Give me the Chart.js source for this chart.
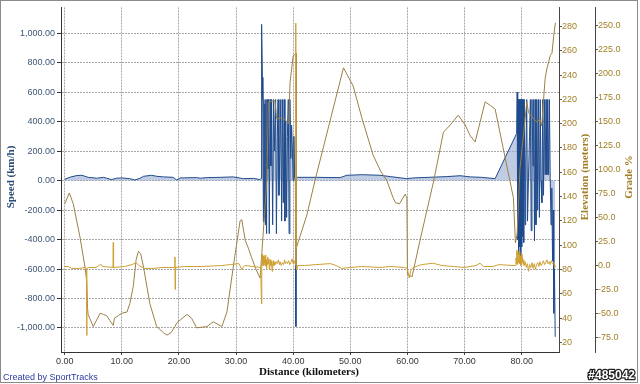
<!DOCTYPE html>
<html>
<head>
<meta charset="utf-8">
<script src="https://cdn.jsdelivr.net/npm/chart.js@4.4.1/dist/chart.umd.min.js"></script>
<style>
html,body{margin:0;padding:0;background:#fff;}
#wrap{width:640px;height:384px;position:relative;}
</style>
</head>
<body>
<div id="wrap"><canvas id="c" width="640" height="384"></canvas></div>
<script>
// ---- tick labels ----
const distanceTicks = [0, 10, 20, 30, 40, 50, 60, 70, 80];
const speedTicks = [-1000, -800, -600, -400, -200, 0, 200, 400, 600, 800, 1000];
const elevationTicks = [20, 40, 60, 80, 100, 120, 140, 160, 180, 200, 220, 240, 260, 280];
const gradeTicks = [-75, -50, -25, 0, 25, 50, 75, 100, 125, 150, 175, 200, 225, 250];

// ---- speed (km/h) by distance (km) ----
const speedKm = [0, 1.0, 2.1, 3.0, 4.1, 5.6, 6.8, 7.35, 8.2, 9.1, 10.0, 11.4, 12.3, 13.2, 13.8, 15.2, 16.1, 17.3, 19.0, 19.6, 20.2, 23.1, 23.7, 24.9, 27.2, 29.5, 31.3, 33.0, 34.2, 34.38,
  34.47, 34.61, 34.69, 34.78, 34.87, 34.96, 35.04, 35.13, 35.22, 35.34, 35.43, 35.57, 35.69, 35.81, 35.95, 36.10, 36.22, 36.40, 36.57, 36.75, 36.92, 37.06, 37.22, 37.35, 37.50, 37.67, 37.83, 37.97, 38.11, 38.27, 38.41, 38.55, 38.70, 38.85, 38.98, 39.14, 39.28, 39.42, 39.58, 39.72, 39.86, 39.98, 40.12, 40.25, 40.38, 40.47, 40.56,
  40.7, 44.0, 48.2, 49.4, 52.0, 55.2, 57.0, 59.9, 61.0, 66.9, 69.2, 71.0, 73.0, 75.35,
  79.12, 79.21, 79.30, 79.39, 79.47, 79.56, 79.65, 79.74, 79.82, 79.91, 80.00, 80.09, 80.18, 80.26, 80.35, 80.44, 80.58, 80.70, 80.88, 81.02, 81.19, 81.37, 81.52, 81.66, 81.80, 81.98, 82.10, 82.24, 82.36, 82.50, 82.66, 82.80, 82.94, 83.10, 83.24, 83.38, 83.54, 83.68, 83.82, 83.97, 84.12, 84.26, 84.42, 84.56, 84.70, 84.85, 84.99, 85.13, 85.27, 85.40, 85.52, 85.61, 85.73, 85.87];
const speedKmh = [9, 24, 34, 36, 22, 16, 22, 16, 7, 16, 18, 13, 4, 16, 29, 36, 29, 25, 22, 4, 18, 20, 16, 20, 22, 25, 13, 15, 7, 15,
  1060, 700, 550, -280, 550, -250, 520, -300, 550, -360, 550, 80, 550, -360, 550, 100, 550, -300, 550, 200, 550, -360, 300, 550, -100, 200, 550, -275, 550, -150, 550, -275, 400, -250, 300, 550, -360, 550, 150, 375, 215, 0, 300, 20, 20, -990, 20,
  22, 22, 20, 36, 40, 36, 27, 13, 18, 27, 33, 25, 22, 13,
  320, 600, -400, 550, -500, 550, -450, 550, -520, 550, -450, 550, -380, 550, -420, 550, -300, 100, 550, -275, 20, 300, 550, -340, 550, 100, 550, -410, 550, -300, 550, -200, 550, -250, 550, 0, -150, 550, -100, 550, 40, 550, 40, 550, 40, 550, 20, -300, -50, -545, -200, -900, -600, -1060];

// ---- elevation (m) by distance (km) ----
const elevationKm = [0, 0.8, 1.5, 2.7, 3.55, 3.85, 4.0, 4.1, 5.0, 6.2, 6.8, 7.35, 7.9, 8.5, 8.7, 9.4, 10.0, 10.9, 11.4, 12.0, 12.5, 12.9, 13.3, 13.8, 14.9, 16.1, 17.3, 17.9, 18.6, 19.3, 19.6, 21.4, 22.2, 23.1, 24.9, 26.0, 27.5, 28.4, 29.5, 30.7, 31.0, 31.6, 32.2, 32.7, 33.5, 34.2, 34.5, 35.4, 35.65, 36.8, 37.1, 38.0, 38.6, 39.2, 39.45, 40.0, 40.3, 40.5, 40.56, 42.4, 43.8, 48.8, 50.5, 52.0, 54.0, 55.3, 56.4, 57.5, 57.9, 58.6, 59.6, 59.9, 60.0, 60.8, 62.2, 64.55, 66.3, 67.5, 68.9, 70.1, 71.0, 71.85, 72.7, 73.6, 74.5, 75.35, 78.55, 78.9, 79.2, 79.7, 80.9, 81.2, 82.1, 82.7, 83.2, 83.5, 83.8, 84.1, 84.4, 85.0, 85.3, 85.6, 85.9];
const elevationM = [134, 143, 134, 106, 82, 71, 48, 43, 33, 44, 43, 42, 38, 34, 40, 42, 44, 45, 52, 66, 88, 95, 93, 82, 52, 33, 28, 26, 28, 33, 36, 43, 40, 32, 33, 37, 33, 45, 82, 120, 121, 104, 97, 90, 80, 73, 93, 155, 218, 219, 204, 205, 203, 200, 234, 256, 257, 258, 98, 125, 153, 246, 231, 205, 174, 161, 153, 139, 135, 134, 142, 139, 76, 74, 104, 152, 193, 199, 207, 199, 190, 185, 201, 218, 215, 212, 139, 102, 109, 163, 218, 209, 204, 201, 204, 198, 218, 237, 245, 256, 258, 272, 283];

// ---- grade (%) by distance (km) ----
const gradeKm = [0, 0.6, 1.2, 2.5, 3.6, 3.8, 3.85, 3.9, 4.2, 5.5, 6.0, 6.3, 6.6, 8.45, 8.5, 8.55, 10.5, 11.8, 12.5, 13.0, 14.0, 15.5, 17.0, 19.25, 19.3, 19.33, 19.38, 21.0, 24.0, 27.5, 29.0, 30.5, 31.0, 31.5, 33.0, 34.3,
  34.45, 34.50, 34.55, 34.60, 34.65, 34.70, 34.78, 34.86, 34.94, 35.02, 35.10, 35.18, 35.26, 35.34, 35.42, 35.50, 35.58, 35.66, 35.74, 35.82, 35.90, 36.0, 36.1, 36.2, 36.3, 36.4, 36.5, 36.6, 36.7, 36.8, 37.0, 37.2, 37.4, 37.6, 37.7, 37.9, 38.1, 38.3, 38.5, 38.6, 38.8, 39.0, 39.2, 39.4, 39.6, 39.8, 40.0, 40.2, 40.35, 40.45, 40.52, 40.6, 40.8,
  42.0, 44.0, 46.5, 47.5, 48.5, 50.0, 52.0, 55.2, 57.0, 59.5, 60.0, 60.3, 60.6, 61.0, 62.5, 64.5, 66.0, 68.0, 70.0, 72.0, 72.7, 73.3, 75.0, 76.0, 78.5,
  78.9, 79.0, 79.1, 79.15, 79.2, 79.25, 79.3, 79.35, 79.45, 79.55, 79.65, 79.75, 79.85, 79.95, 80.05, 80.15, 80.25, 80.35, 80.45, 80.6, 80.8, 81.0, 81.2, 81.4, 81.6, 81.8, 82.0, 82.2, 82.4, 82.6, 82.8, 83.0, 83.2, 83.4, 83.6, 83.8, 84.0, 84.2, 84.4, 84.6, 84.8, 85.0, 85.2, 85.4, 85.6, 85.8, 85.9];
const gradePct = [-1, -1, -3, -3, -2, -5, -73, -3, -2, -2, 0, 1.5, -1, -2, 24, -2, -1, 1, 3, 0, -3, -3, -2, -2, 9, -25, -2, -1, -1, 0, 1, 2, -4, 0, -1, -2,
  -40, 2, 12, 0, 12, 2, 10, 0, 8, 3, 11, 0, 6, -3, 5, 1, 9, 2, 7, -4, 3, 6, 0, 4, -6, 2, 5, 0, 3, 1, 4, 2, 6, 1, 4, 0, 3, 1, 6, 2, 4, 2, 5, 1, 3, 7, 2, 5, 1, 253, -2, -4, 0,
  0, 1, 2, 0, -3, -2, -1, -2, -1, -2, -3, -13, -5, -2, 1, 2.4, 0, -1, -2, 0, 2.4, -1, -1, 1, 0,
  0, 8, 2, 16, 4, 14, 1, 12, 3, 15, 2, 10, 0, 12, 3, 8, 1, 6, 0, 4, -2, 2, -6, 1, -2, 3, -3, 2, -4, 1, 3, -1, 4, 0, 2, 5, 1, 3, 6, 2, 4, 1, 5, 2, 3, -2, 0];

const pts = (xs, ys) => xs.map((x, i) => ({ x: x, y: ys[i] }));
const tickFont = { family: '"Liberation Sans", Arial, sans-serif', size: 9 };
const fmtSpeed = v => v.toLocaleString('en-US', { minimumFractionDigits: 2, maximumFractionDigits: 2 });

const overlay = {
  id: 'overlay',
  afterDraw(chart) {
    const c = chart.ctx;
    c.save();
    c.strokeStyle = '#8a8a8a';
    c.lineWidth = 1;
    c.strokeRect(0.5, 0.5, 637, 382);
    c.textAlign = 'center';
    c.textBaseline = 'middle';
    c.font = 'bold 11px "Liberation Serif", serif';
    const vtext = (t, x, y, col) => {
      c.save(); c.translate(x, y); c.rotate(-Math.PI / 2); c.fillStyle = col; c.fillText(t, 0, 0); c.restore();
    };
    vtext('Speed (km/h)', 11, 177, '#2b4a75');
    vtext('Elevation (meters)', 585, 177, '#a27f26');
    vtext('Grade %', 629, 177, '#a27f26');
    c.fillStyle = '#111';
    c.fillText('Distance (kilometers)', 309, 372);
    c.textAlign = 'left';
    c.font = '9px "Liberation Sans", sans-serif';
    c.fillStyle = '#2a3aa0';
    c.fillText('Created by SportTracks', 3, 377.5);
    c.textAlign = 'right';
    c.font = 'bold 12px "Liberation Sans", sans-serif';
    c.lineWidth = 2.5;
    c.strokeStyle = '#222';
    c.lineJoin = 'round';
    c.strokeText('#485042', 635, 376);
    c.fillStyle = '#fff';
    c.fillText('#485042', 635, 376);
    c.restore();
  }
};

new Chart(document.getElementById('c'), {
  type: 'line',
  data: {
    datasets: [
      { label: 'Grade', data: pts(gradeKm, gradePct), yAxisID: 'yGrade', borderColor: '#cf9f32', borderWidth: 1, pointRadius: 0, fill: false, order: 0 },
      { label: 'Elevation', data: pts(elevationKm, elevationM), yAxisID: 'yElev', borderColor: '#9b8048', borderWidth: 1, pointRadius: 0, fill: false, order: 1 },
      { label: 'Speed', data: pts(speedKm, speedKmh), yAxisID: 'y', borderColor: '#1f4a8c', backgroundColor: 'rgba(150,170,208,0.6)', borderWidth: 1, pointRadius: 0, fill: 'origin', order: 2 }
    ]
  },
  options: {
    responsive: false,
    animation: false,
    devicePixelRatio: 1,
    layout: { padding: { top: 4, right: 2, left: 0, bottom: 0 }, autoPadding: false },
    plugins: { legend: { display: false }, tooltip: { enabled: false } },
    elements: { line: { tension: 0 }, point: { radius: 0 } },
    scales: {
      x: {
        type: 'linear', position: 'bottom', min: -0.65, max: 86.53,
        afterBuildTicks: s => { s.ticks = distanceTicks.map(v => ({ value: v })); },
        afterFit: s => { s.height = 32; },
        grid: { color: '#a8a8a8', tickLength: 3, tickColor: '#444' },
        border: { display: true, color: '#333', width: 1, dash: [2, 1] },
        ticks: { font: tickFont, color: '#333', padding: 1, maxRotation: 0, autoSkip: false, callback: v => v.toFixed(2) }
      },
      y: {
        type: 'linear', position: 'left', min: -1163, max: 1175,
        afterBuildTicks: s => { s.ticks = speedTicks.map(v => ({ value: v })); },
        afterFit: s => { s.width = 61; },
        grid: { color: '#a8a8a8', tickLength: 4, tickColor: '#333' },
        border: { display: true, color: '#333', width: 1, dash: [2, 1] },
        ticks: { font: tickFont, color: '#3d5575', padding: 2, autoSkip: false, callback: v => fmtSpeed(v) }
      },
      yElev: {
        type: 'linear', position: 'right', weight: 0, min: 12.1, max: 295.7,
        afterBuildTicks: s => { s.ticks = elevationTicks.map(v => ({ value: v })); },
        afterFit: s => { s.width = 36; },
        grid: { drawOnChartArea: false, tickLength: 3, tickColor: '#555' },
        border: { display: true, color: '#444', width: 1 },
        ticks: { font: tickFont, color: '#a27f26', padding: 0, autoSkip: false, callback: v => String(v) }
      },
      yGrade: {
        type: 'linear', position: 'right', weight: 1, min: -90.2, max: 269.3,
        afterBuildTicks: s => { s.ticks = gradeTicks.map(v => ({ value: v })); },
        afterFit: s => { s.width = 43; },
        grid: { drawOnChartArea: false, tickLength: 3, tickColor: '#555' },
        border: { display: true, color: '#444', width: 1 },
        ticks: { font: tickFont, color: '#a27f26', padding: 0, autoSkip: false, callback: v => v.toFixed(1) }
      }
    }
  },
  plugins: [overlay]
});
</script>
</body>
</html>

######

▶ [Problem statement]: Repeat, exactly and in full, each line from the start of the data to the line that contains "200, 225, 250];". Pictures do not go in.

▶ [Output of the exercise]:
Give me the Chart.js source for this chart.
<!DOCTYPE html>
<html>
<head>
<meta charset="utf-8">
<script src="https://cdn.jsdelivr.net/npm/chart.js@4.4.1/dist/chart.umd.min.js"></script>
<style>
html,body{margin:0;padding:0;background:#fff;}
#wrap{width:640px;height:384px;position:relative;}
</style>
</head>
<body>
<div id="wrap"><canvas id="c" width="640" height="384"></canvas></div>
<script>
// ---- tick labels ----
const distanceTicks = [0, 10, 20, 30, 40, 50, 60, 70, 80];
const speedTicks = [-1000, -800, -600, -400, -200, 0, 200, 400, 600, 800, 1000];
const elevationTicks = [20, 40, 60, 80, 100, 120, 140, 160, 180, 200, 220, 240, 260, 280];
const gradeTicks = [-75, -50, -25, 0, 25, 50, 75, 100, 125, 150, 175, 200, 225, 250];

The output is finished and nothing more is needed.